While we were at Sweet Berry, I had one of those Magic Mommy Moments. You know the ones. Where you look at your family and say to yourself “This. This is what I thought motherhood would be like. This is it!” Kids were running through strawberry fields, and petting goats, and buying local honey. It was picturesque and beautiful; nobody threw a fit.
It was easy to be a sweet, gentle mom that day.
I looked at Mak and saw how tall she was, and was reminded how there are mere weeks of elementary school left before the chaos of middle school.
P, with his face full of freckles, demonstrated leadership and confidence by helping G with strawberry picking and carrying heavy buckets.
G. Sweet G. She called herself the Strawberry Princess all day long. She was muddy within five minutes of our arrival, and her pigtails were crooked. Not exactly princess-like. Oh, to be three!
When I think of the dwindling years I have left to mother them, I’m both terrified and encouraged. There’s still time, but oh man, it doesn’t feel like enough! Mak is past the halfway mark, and P is just approaching it. How am I supposed to fit in all the hugs, kisses, lessons, and love? How do I make each day count and not take it all for granted? If someone has the magical answers for me, I would LOVE to know!

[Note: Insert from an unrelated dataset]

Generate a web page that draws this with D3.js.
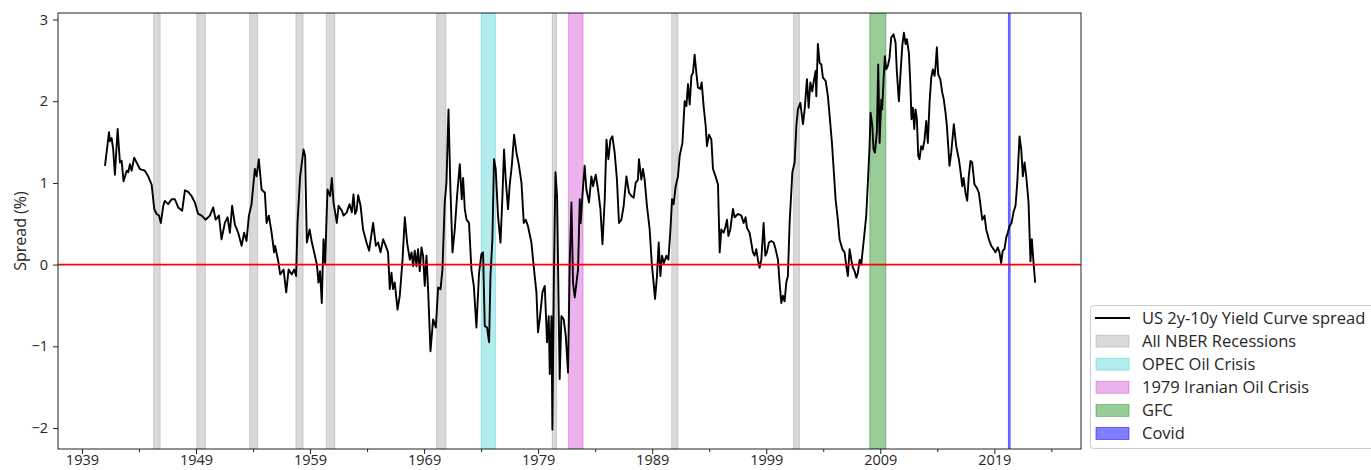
<!DOCTYPE html>
<html>
<head>
<meta charset="utf-8">
<script src="https://cdn.jsdelivr.net/npm/d3@7"></script>
<style>
  html, body { margin: 0; padding: 0; background: #fff; }
  svg { display: block; font-family: "Open Sans", "DejaVu Sans", sans-serif; }
</style>
</head>
<body>
<div id="chart"></div>
<script>
// ---- Data ----
const dates = [
1941.02,1941.37,1941.45,1941.60,1941.74,1941.89,1942.13,1942.33,1942.48,1942.65,1942.92,1943.06,1943.21,1943.36,1943.58,1943.79,1944.08,1944.52,1944.81,1945.11,
1945.34,1945.55,1945.75,1945.92,1946.13,1946.27,1946.56,1946.86,1947.15,1947.44,1947.79,1948.03,1948.32,1948.61,1948.90,1949.19,1949.49,1949.84,1950.22,1950.51,
1950.72,1951.01,1951.24,1951.53,1951.77,1951.97,1952.17,1952.41,1952.70,1953.00,1953.22,1953.43,1953.64,1953.87,1954.16,1954.31,1954.51,1954.75,1955.04,1955.19,
1955.39,1955.63,1955.85,1955.94,1956.24,1956.38,1956.68,1956.91,1957.12,1957.40,1957.61,1957.78,1957.90,1958.13,1958.43,1958.57,1958.72,1958.96,1959.16,1959.36,
1959.60,1959.74,1959.88,1960.03,1960.18,1960.32,1960.53,1960.76,1960.91,1961.06,1961.35,1961.50,1961.79,1961.94,1962.22,1962.46,1962.66,1962.81,1962.95,
1963.08,1963.22,1963.43,1963.65,1963.95,1964.18,1964.53,1964.77,1964.97,1965.18,1965.41,1965.64,1965.84,1965.99,1966.14,1966.28,1966.43,1966.67,1966.87,1967.11,
1967.31,1967.51,1967.75,1967.90,1968.04,1968.18,1968.33,1968.47,1968.62,1968.77,1968.91,1969.06,1969.21,1969.35,1969.56,1969.79,1970.03,1970.23,1970.44,1970.61,
1970.81,1970.96,1971.14,1971.31,1971.49,1971.69,1971.89,1972.13,1972.30,1972.42,1972.57,1972.72,1972.94,1973.15,1973.36,1973.59,1973.82,1974.03,1974.17,1974.32,
1974.52,1974.70,1974.82,1974.99,1975.13,1975.28,1975.48,1975.70,1975.87,1976.01,1976.16,1976.36,1976.51,1976.69,1976.89,1977.10,1977.30,1977.54,1977.74,1977.91,
1978.11,1978.41,1978.64,1978.85,1978.99,1979.14,1979.38,1979.58,1979.78,1979.93,1980.02,1980.17,1980.25,1980.39,1980.52,1980.66,1980.80,1980.89,1981.04,1981.24,
1981.42,1981.62,1981.77,1981.92,1982.06,1982.21,1982.36,1982.50,1982.65,1982.73,1982.88,1983.08,1983.23,1983.46,1983.67,1983.81,1984.05,1984.25,1984.46,1984.64,
1984.84,1984.99,1985.16,1985.34,1985.51,1985.71,1985.91,1986.09,1986.30,1986.50,1986.74,1986.97,1987.18,1987.38,1987.55,1987.75,1987.84,1988.05,1988.19,1988.34,
1988.54,1988.78,1988.96,1989.07,1989.25,1989.42,1989.57,1989.72,1989.86,1990.03,1990.25,1990.42,1990.60,1990.74,1990.88,1991.06,1991.26,1991.41,1991.65,1991.85,
1992.00,1992.14,1992.29,1992.44,1992.58,1992.72,1992.87,1993.01,1993.22,1993.34,1993.51,1993.69,1993.80,1993.98,1994.19,1994.33,1994.56,1994.77,1994.92,1995.06,
1995.27,1995.44,1995.56,1995.68,1995.85,1996.08,1996.23,1996.52,1996.82,1997.02,1997.19,1997.31,1997.54,1997.69,1997.83,1997.98,1998.13,1998.27,1998.42,1998.57,
1998.77,1998.92,1999.06,1999.24,1999.45,1999.65,1999.82,2000.03,2000.17,2000.32,2000.46,2000.61,2000.76,2000.90,2001.05,2001.29,2001.49,2001.64,2001.78,2001.99,
2002.22,2002.37,2002.57,2002.72,2002.87,2003.04,2003.15,2003.33,2003.39,2003.53,2003.68,2003.83,2003.97,2004.21,2004.41,2004.56,2004.76,2004.93,2005.08,2005.28,
2005.43,2005.67,2005.87,2006.02,2006.16,2006.31,2006.46,2006.60,2006.75,2006.90,2007.04,2007.19,2007.33,2007.47,2007.62,2007.77,2007.91,2008.06,2008.15,2008.30,
2008.41,2008.53,2008.70,2008.82,2008.94,2009.09,2009.17,2009.29,2009.40,2009.52,2009.66,2009.81,2009.96,2010.16,2010.34,2010.45,2010.63,2010.78,2010.93,2011.07,
2011.22,2011.33,2011.51,2011.63,2011.74,2011.86,2011.98,2012.09,2012.21,2012.33,2012.44,2012.59,2012.73,2012.88,2013.03,2013.17,2013.32,2013.47,2013.61,2013.76,
2013.85,2013.96,2014.08,2014.26,2014.43,2014.57,2014.72,2014.84,2015.07,2015.22,2015.45,2015.66,2015.89,2016.01,2016.19,2016.30,2016.47,2016.62,2016.76,2016.91,
2017.06,2017.26,2017.47,2017.64,2017.76,2017.94,2018.14,2018.29,2018.52,2018.73,2018.93,2019.10,2019.31,2019.45,2019.60,2019.74,2019.89,2020.04,2020.18,2020.33,
2020.51,2020.68,2020.86,2021.01,2021.21,2021.36,2021.50,2021.65,2021.80,2022.00,2022.17,2022.29,2022.44,2022.58
];
const spread = [
1.21,1.62,1.51,1.55,1.41,1.10,1.66,1.25,1.27,1.02,1.15,1.13,1.23,1.15,1.31,1.25,1.17,1.15,1.08,0.98,
0.68,0.62,0.60,0.51,0.72,0.78,0.74,0.80,0.80,0.70,0.66,0.91,0.89,0.84,0.76,0.62,0.60,0.55,0.60,0.70,
0.55,0.60,0.31,0.51,0.58,0.39,0.72,0.49,0.39,0.23,0.39,0.29,0.60,0.74,1.17,1.08,1.29,0.92,0.88,0.51,
0.60,0.39,0.15,0.23,0.02,-0.12,-0.06,-0.34,-0.06,-0.12,-0.06,-0.14,0.51,1.08,1.41,1.33,0.27,0.43,0.27,0.15,
0.00,-0.22,-0.08,-0.47,0.31,0.02,0.92,0.84,1.06,0.76,0.51,0.72,0.66,0.60,0.64,0.74,0.64,0.86,0.62,
0.66,0.85,0.72,0.43,0.27,0.17,0.51,0.23,0.27,0.15,0.31,0.23,0.15,-0.30,-0.10,-0.30,-0.22,-0.55,-0.38,0.06,
0.58,0.27,0.06,0.15,-0.02,0.17,-0.02,0.19,-0.08,0.21,0.11,-0.26,0.11,-0.30,-1.06,-0.67,-0.77,-0.28,-0.30,-0.06,
0.76,1.00,1.90,0.92,0.15,0.43,0.84,1.23,0.80,1.06,0.68,0.55,0.51,-0.06,-0.26,-0.77,-0.10,0.13,0.15,-0.75,
-0.77,-0.95,-0.14,0.31,1.29,1.17,0.60,0.27,0.84,1.41,1.04,0.68,0.98,1.21,1.59,1.37,1.23,1.00,0.51,0.55,
0.47,0.27,-0.06,-0.34,-0.83,-0.67,-0.34,-0.26,-0.95,-0.63,-1.34,-0.63,-2.02,-0.06,1.13,0.84,-0.55,-1.40,-0.63,-0.67,
-0.87,-1.32,0.02,0.76,-0.22,-0.40,-0.22,-0.06,0.80,0.51,0.84,1.21,0.92,0.76,1.08,0.96,1.10,0.92,0.68,0.25,
0.80,1.53,1.29,1.53,1.57,1.37,1.04,0.51,0.55,0.72,1.08,0.88,0.84,0.82,1.00,1.04,1.29,1.04,1.17,1.04,
0.72,0.43,0.02,-0.14,-0.42,-0.14,0.27,-0.14,0.11,0.02,0.11,0.06,0.43,0.80,0.74,0.96,1.08,1.33,1.49,2.00,
1.94,2.21,1.96,2.31,2.35,2.57,2.35,2.17,2.15,2.23,1.94,1.70,1.45,1.59,1.53,1.17,1.08,0.98,0.15,0.43,
0.39,0.47,0.55,0.35,0.43,0.68,0.58,0.62,0.60,0.51,0.58,0.45,0.39,0.27,0.15,0.11,0.19,0.06,-0.04,0.06,
0.51,0.11,0.15,0.27,0.29,0.27,0.19,0.06,-0.22,-0.47,-0.38,-0.45,-0.22,-0.14,0.51,1.13,1.25,1.70,1.90,1.98,
1.72,1.90,2.27,1.92,2.23,2.12,2.23,2.37,2.06,2.70,2.47,2.45,2.29,2.25,2.06,1.82,1.49,1.13,0.80,0.55,
0.31,0.19,0.15,-0.02,-0.14,0.19,0.06,-0.04,-0.08,-0.16,-0.10,0.06,0.00,0.19,0.39,0.60,1.00,1.45,1.86,1.70,
1.41,1.37,1.62,2.45,1.49,2.02,1.90,2.27,2.55,2.39,2.43,2.53,2.78,2.82,2.72,2.37,2.00,2.35,2.68,2.84,
2.70,2.76,2.59,2.23,1.78,1.92,1.66,1.90,1.78,1.33,1.29,1.45,1.41,1.53,1.76,1.49,1.98,2.29,2.39,2.31,
2.43,2.66,2.33,2.27,2.11,2.02,1.86,1.70,1.21,1.37,1.72,1.45,1.29,1.17,0.96,1.06,0.88,0.78,1.08,1.27,
1.25,0.98,0.94,0.88,0.76,0.55,0.60,0.43,0.31,0.23,0.19,0.15,0.21,0.15,0.02,0.17,0.19,0.33,0.39,0.47,
0.51,0.64,0.72,1.00,1.57,1.41,1.08,1.25,1.08,0.76,0.04,0.31,0.02,-0.22
];

// Shaded periods (start year, end year)
const nberStart = [1945.28, 1949.07, 1953.70, 1957.76, 1960.43, 1970.10, 1980.24, 1990.71, 2001.39];
const nberEnd   = [1945.86, 1949.82, 1954.40, 1958.39, 1961.17, 1970.92, 1980.62, 1991.27, 2001.91];
const opecPeriod = [1974.01, 1975.26];
const iranPeriod = [1981.65, 1982.94];
const gfcPeriod = [2008.08, 2009.49];
const covidPeriod = [2020.24, 2020.39];

const xTickYears = [1939, 1949, 1959, 1969, 1979, 1989, 1999, 2009, 2019];
const xMinorYears = [1944, 1954, 1964, 1974, 1984, 1994, 2004, 2014, 2024];
const yTickValues = [-2, -1, 0, 1, 2, 3];

const legendLabels = ["US 2y-10y Yield Curve spread", "All NBER Recessions", "OPEC Oil Crisis",
  "1979 Iranian Oil Crisis", "GFC", "Covid"];

// ---- Drawing ----
const W = 1371, H = 470;
const plot = { left: 58, right: 1081, top: 13, bottom: 449 };
const textColor = "#262626";

const svg = d3.select("#chart").append("svg").attr("width", W).attr("height", H);
svg.append("rect").attr("width", W).attr("height", H).attr("fill", "#fff");

const x = d3.scaleLinear().domain([1936.9, 2026.6]).range([plot.left, plot.right]);
const y = d3.scaleLinear().domain([-2.257, 3.08]).range([plot.bottom, plot.top]);

const styles = {
  nber:  { color: "#808080", alpha: 0.3 },
  opec:  { color: "#00bfbf", alpha: 0.3 },
  iran:  { color: "#bf00bf", alpha: 0.3 },
  gfc:   { color: "#008000", alpha: 0.4 },
  covid: { color: "#0000ff", alpha: 0.5 }
};

svg.append("clipPath").attr("id", "clip").append("rect")
  .attr("x", plot.left).attr("y", plot.top)
  .attr("width", plot.right - plot.left).attr("height", plot.bottom - plot.top);

const g = svg.append("g").attr("clip-path", "url(#clip)");

function band(s, e, st) {
  g.append("rect")
    .attr("x", x(s)).attr("width", Math.max(0.5, x(e) - x(s)))
    .attr("y", plot.top).attr("height", plot.bottom - plot.top)
    .attr("fill", st.color).attr("fill-opacity", st.alpha)
    .attr("stroke", st.color).attr("stroke-opacity", st.alpha).attr("stroke-width", 1);
}
nberStart.forEach((s, i) => band(s, nberEnd[i], styles.nber));
band(opecPeriod[0], opecPeriod[1], styles.opec);
band(iranPeriod[0], iranPeriod[1], styles.iran);
band(gfcPeriod[0], gfcPeriod[1], styles.gfc);
band(covidPeriod[0], covidPeriod[1], styles.covid);

const line = d3.line().x((d, i) => x(dates[i])).y(d => y(d));
g.append("path").datum(spread)
  .attr("d", line).attr("fill", "none")
  .attr("stroke", "#000").attr("stroke-width", 1.9).attr("stroke-linejoin", "round");

g.append("line")
  .attr("x1", plot.left).attr("x2", plot.right)
  .attr("y1", y(0)).attr("y2", y(0))
  .attr("stroke", "#ff0000").attr("stroke-width", 1.6);

// Axes
const xAxis = svg.append("g").attr("transform", `translate(0,${plot.bottom})`)
  .call(d3.axisBottom(x).tickValues(xTickYears).tickFormat(d3.format("d")).tickSize(5).tickPadding(2));
const xMinor = svg.append("g").attr("transform", `translate(0,${plot.bottom})`)
  .call(d3.axisBottom(x).tickValues(xMinorYears).tickFormat("").tickSize(3));
xMinor.select(".domain").remove();

const yAxis = svg.append("g").attr("transform", `translate(${plot.left},0)`)
  .call(d3.axisLeft(y).tickValues(yTickValues)
    .tickFormat(d => d < 0 ? "\u2212" + Math.abs(d) : String(d)).tickSize(5).tickPadding(5));

[xAxis, yAxis].forEach(a => {
  a.selectAll(".domain").remove();
  a.selectAll("text").attr("fill", textColor).style("font-size", "14.5px")
    .style("font-family", '"Open Sans", sans-serif');
  a.selectAll("line").attr("stroke", "#222");
});
xAxis.selectAll("text").attr("dy", "0.62em");
xMinor.selectAll("line").attr("stroke", "#222");

// frame
svg.append("rect")
  .attr("x", plot.left).attr("y", plot.top)
  .attr("width", plot.right - plot.left).attr("height", plot.bottom - plot.top)
  .attr("fill", "none").attr("stroke", "#222").attr("stroke-width", 1);

// Y label
svg.append("text")
  .attr("transform", `translate(20,${(plot.top + plot.bottom) / 2}) rotate(-90)`)
  .attr("text-anchor", "middle").attr("dy", "0.35em")
  .attr("fill", textColor).style("font-size", "16px")
  .text("Spread (%)");

// Legend
const lg = svg.append("g");
lg.append("rect")
  .attr("x", 1090.5).attr("y", 305.5).attr("width", 320).attr("height", 143).attr("rx", 3)
  .attr("fill", "#fff").attr("fill-opacity", 0.8).attr("stroke", "#cccccc").attr("stroke-width", 1);

const legendStyles = [null, styles.nber, styles.opec, styles.iran, styles.gfc, styles.covid];
legendLabels.forEach((lab, i) => {
  const cy = 318 + i * 23.1;
  if (i === 0) {
    lg.append("line").attr("x1", 1095).attr("x2", 1130).attr("y1", cy).attr("y2", cy)
      .attr("stroke", "#000").attr("stroke-width", 1.9);
  } else {
    const st = legendStyles[i];
    lg.append("rect").attr("x", 1096).attr("y", cy - 6).attr("width", 33).attr("height", 12)
      .attr("fill", st.color).attr("fill-opacity", st.alpha)
      .attr("stroke", st.color).attr("stroke-opacity", st.alpha).attr("stroke-width", 1);
  }
  lg.append("text").attr("x", 1142).attr("y", cy).attr("dy", "0.35em")
    .attr("fill", textColor).style("font-size", "16.5px").text(lab);
});
</script>
</body>
</html>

All I can do is sit back, thank God for them, pray I don’t screw up too badly, (Dear God, please keep them out of jail and off the pole. Amen.) and that I extend Christ-like grace to them when they make mistakes, just like my Heavenly Father does for me.
These precious gifts from God deserve more than a snarky comment and a harsh word. They deserve to be shown the same love and respect I show the rest of the world. So, while I won’t be perfect, I promise to try.